IF YOU CAN READ

Good morning–yesterday was shopping and straightening house and being exhausted.  Today is more cleaning and getting it together.  Not my favorite time consumption but you gotta do what you gotta do.

Today is National (USA) Teacher’s Day  “The origins of National Teacher Day are murky. Around 1944 Arkansas teacher Mattye Whyte Woodridge began corresponding with political and education leaders about the need for a national day to honor teachers. Woodridge wrote to Eleanor Roosevelt, who in 1953 persuaded the 81st Congress to proclaim a National Teacher Day.”   http://www.nea.org/grants/55161.htm

“Students often show appreciation for their teachers with gifts or writing thank you cards. The National Education Association describes National Teacher Day as “a day for honoring teachers and recognizing the lasting contributions they make to our lives”   http://en.wikipedia.org/wiki/Teachers’_Day

In the US:  “From colonial times and into the early decades of the 19th century, most teachers were men.

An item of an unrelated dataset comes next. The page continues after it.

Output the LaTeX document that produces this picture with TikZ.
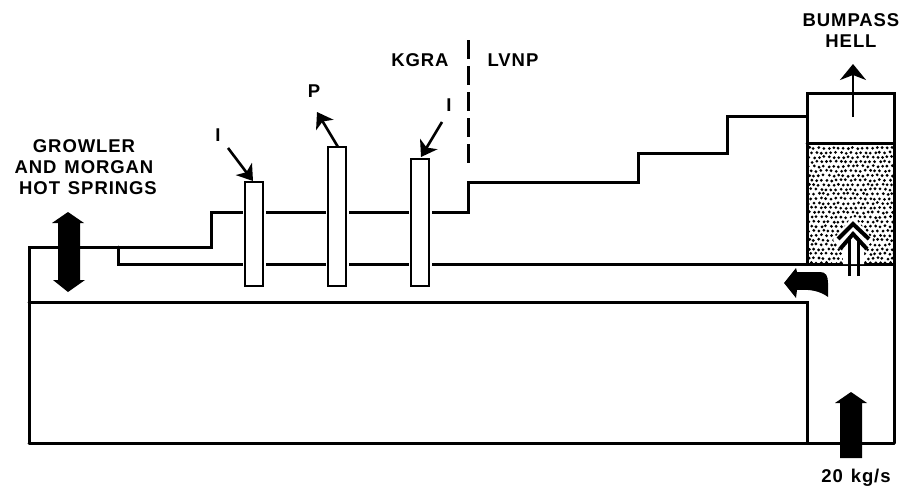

There were, of course, career schoolmasters, but, especially in smaller and rural schools, the people who stood in front of the classroom might well be farmers, surveyors, even innkeepers, who kept school for a few months a year in their off-season… The more educated and ambitious schoolmasters were young men who made the schoolroom a stepping-stone on their way to careers in the church or the law. ” http://www.pbs.org/onlyateacher/timeline.html

“…They viewed school keeping as temporary work. The defection rate among teachers undoubtedly exceeded 95% within 5 years after entry. Women taught briefly as adolescents before establishing their own households and families as young adults. Young men taught while preparing for other careers–as ministers or lawyers, perhaps–or during agriculture’s slow season. Teaching was transient work in America. The rewards were too low, the work brief and seasonal,…”  http://www.wakingbear.com/archives/a-history-of-teaching-in-america-as-told-by-those-who-know.html

Teacher’s today:

  • Gender: 70% …female, 30% …male
  • Age: 10% …under age 30,
  • 21% …31-39,
  • 27% …40-49
  • 42% …over age 50
  • Race: 87% … white,
  • 13% …classified … racial minority
  • Region: 23% …Northeast,
  • 21% …Southeast,
  • 27% …(Midwest)
  • 29% …West
  • School Level: 50%  teach elementary
  • 25% teach  middle /junior high schools,
  • 24% teach  senior high schools and
  • 50% teach  combined secondary schools
  • School System Size: Based on student enrollment,
  • 28% teach  large school systems (over 25,000 students),
  • 46% teach medium school systems (3,000-25,000 students)
  • 26% teach in small school systems (under 3,000 students)
  • School Community: Based  teachers’ descriptions,
  • 28%  in urban schools,
  • 33%  in suburban communities
  • 40% in small town or rural areas;
  • minority teachers (58%) are more likely than white teachers (23%) to report teaching in an urban area
  • http://education-portal.com/articles/Teaching_in_America_The_Lives_of_Todays_Public_School_Teachers.html
  • THANKS TO ALL OF YOU OUT THERE
  • May all your journeys bring you to a happy, healthy destinations full of love and caring where you really belong.